Drop the pictures, then extract the listing word for word.
________________________________________
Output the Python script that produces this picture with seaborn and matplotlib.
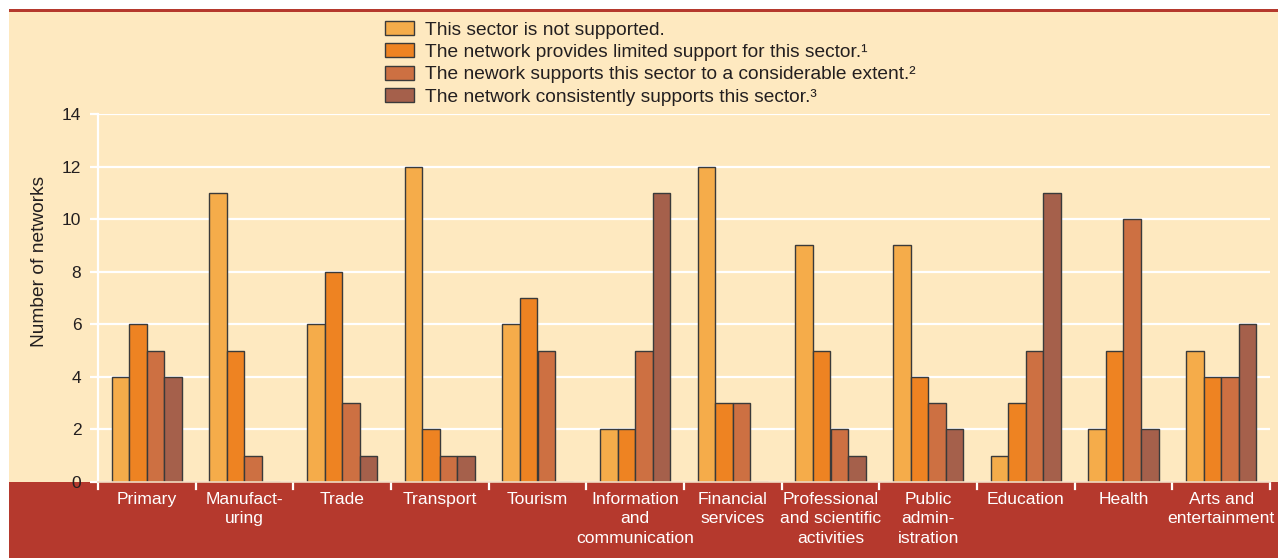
import matplotlib
matplotlib.use("Agg")
import matplotlib.pyplot as plt
from matplotlib.patches import Rectangle, Patch
import seaborn as sns
import pandas as pd

sectors = ["Primary", "Manufact-\nuring", "Trade", "Transport", "Tourism",
           "Information\nand\ncommunication", "Financial\nservices",
           "Professional\nand scientific\nactivities", "Public\nadmin-\nistration",
           "Education", "Health", "Arts and\nentertainment"]
levels = ["This sector is not supported.",
          "The network provides limited support for this sector.\u00b9",
          "The nework supports this sector to a considerable extent.\u00b2",
          "The network consistently supports this sector.\u00b3"]
not_supported = [4, 11, 6, 12, 6, 2, 12, 9, 9, 1, 2, 5]
limited = [6, 5, 8, 2, 7, 2, 3, 5, 4, 3, 5, 4]
considerable = [5, 1, 3, 1, 5, 5, 3, 2, 3, 5, 10, 4]
consistent = [4, 0, 1, 1, 0, 11, 0, 1, 2, 11, 2, 6]
yticks = [0, 2, 4, 6, 8, 10, 12, 14]

colors = ["#F5AC4A", "#EE8322", "#CD7042", "#A5604B"]
cream = "#FEE9C0"
red = "#B5392D"
ink = "#231f20"

rows = []
for lvl, vals in zip(levels, [not_supported, limited, considerable, consistent]):
    for s, v in zip(sectors, vals):
        rows.append({"sector": s, "level": lvl, "value": v})
df = pd.DataFrame(rows)

plt.rcParams["font.family"] = ["Liberation Sans", "DejaVu Sans"]
fig = plt.figure(figsize=(12.78, 5.58), dpi=100)
fig.patch.set_facecolor("white")

# page panels: cream area, red rule on top, red footer band
fig.add_artist(Rectangle((9 / 1278, 76 / 558), 1, (558 - 12 - 76) / 558,
                         transform=fig.transFigure, facecolor=cream, edgecolor="none", zorder=0))
fig.add_artist(Rectangle((9 / 1278, (558 - 12) / 558), 1, 3 / 558,
                         transform=fig.transFigure, facecolor=red, edgecolor="none", zorder=0))
fig.add_artist(Rectangle((9 / 1278, 0), 1, 76 / 558,
                         transform=fig.transFigure, facecolor=red, edgecolor="none", zorder=0))

ax = fig.add_axes([98 / 1278, 76 / 558, (1270 - 98) / 1278, (482 - 114) / 558])
ax.set_facecolor("none")

sns.barplot(data=df, x="sector", y="value", hue="level", palette=colors,
            saturation=1, width=0.72, gap=0, edgecolor="#3a3a3a", linewidth=1.0,
            ax=ax, legend=False, zorder=3)

ax.set_xlim(-0.5, len(sectors) - 0.5)
ax.set_ylim(0, 14)
ax.set_yticks(yticks)
ax.set_yticklabels([str(t) for t in yticks], fontsize=12.5, color=ink)
ax.grid(axis="y", color="white", linewidth=1.6, zorder=1)
ax.set_axisbelow(True)
ax.tick_params(axis="y", length=6, width=1.6, color="white", pad=6)
ax.set_ylabel("Number of networks", fontsize=13.8, color=ink)
ax.yaxis.set_label_coords(-0.0425, 0.6)
ax.set_xlabel("")

# sector labels in the red band, ticks at group boundaries
ax.set_xticks([i for i in range(len(sectors))])
ax.set_xticklabels(sectors, fontsize=12.6, color="white", linespacing=1.38, va="top")
ax.tick_params(axis="x", length=0, pad=7)
for b in [i - 0.5 for i in range(len(sectors) + 1)]:
    ax.plot([b, b], [0, -0.25], color="white", linewidth=1.6, clip_on=False, zorder=4)

for side in ["top", "right", "bottom"]:
    ax.spines[side].set_visible(False)
ax.spines["left"].set_color("white")
ax.spines["left"].set_linewidth(1.6)
ax.plot([-0.5, len(sectors) - 0.5], [0, 0], color="#f3dcc0", linewidth=1.2, zorder=4, clip_on=False)

handles = [Patch(facecolor=c, edgecolor="#3a3a3a", linewidth=1.0) for c in colors]
fig.legend(handles, levels, loc="upper left", bbox_to_anchor=(385 / 1278, 1 - 21 / 558),
           frameon=False, fontsize=13.8, handlelength=1.5, handleheight=0.75,
           labelspacing=0.24, handletextpad=0.6, borderaxespad=0, borderpad=0,
           labelcolor=ink)

fig.savefig("out.png", dpi=100, facecolor=fig.get_facecolor())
________________________________________
> _Task answer_:
Output the Python script that produces this picture with seaborn and matplotlib.
import matplotlib
matplotlib.use("Agg")
import matplotlib.pyplot as plt
from matplotlib.patches import Rectangle, Patch
import seaborn as sns
import pandas as pd

sectors = ["Primary", "Manufact-\nuring", "Trade", "Transport", "Tourism",
           "Information\nand\ncommunication", "Financial\nservices",
           "Professional\nand scientific\nactivities", "Public\nadmin-\nistration",
           "Education", "Health", "Arts and\nentertainment"]
levels = ["This sector is not supported.",
          "The network provides limited support for this sector.\u00b9",
          "The nework supports this sector to a considerable extent.\u00b2",
          "The network consistently supports this sector.\u00b3"]
not_supported = [4, 11, 6, 12, 6, 2, 12, 9, 9, 1, 2, 5]
limited = [6, 5, 8, 2, 7, 2, 3, 5, 4, 3, 5, 4]
considerable = [5, 1, 3, 1, 5, 5, 3, 2, 3, 5, 10, 4]
consistent = [4, 0, 1, 1, 0, 11, 0, 1, 2, 11, 2, 6]
yticks = [0, 2, 4, 6, 8, 10, 12, 14]

colors = ["#F5AC4A", "#EE8322", "#CD7042", "#A5604B"]
cream = "#FEE9C0"
red = "#B5392D"
ink = "#231f20"

rows = []
for lvl, vals in zip(levels, [not_supported, limited, considerable, consistent]):
    for s, v in zip(sectors, vals):
        rows.append({"sector": s, "level": lvl, "value": v})
df = pd.DataFrame(rows)

plt.rcParams["font.family"] = ["Liberation Sans", "DejaVu Sans"]
fig = plt.figure(figsize=(12.78, 5.58), dpi=100)
fig.patch.set_facecolor("white")

# page panels: cream area, red rule on top, red footer band
fig.add_artist(Rectangle((9 / 1278, 76 / 558), 1, (558 - 12 - 76) / 558,
                         transform=fig.transFigure, facecolor=cream, edgecolor="none", zorder=0))
fig.add_artist(Rectangle((9 / 1278, (558 - 12) / 558), 1, 3 / 558,
                         transform=fig.transFigure, facecolor=red, edgecolor="none", zorder=0))
fig.add_artist(Rectangle((9 / 1278, 0), 1, 76 / 558,
                         transform=fig.transFigure, facecolor=red, edgecolor="none", zorder=0))

ax = fig.add_axes([98 / 1278, 76 / 558, (1270 - 98) / 1278, (482 - 114) / 558])
ax.set_facecolor("none")

sns.barplot(data=df, x="sector", y="value", hue="level", palette=colors,
            saturation=1, width=0.72, gap=0, edgecolor="#3a3a3a", linewidth=1.0,
            ax=ax, legend=False, zorder=3)

ax.set_xlim(-0.5, len(sectors) - 0.5)
ax.set_ylim(0, 14)
ax.set_yticks(yticks)
ax.set_yticklabels([str(t) for t in yticks], fontsize=12.5, color=ink)
ax.grid(axis="y", color="white", linewidth=1.6, zorder=1)
ax.set_axisbelow(True)
ax.tick_params(axis="y", length=6, width=1.6, color="white", pad=6)
ax.set_ylabel("Number of networks", fontsize=13.8, color=ink)
ax.yaxis.set_label_coords(-0.0425, 0.6)
ax.set_xlabel("")

# sector labels in the red band, ticks at group boundaries
ax.set_xticks([i for i in range(len(sectors))])
ax.set_xticklabels(sectors, fontsize=12.6, color="white", linespacing=1.38, va="top")
ax.tick_params(axis="x", length=0, pad=7)
for b in [i - 0.5 for i in range(len(sectors) + 1)]:
    ax.plot([b, b], [0, -0.25], color="white", linewidth=1.6, clip_on=False, zorder=4)

for side in ["top", "right", "bottom"]:
    ax.spines[side].set_visible(False)
ax.spines["left"].set_color("white")
ax.spines["left"].set_linewidth(1.6)
ax.plot([-0.5, len(sectors) - 0.5], [0, 0], color="#f3dcc0", linewidth=1.2, zorder=4, clip_on=False)

handles = [Patch(facecolor=c, edgecolor="#3a3a3a", linewidth=1.0) for c in colors]
fig.legend(handles, levels, loc="upper left", bbox_to_anchor=(385 / 1278, 1 - 21 / 558),
           frameon=False, fontsize=13.8, handlelength=1.5, handleheight=0.75,
           labelspacing=0.24, handletextpad=0.6, borderaxespad=0, borderpad=0,
           labelcolor=ink)

fig.savefig("out.png", dpi=100, facecolor=fig.get_facecolor())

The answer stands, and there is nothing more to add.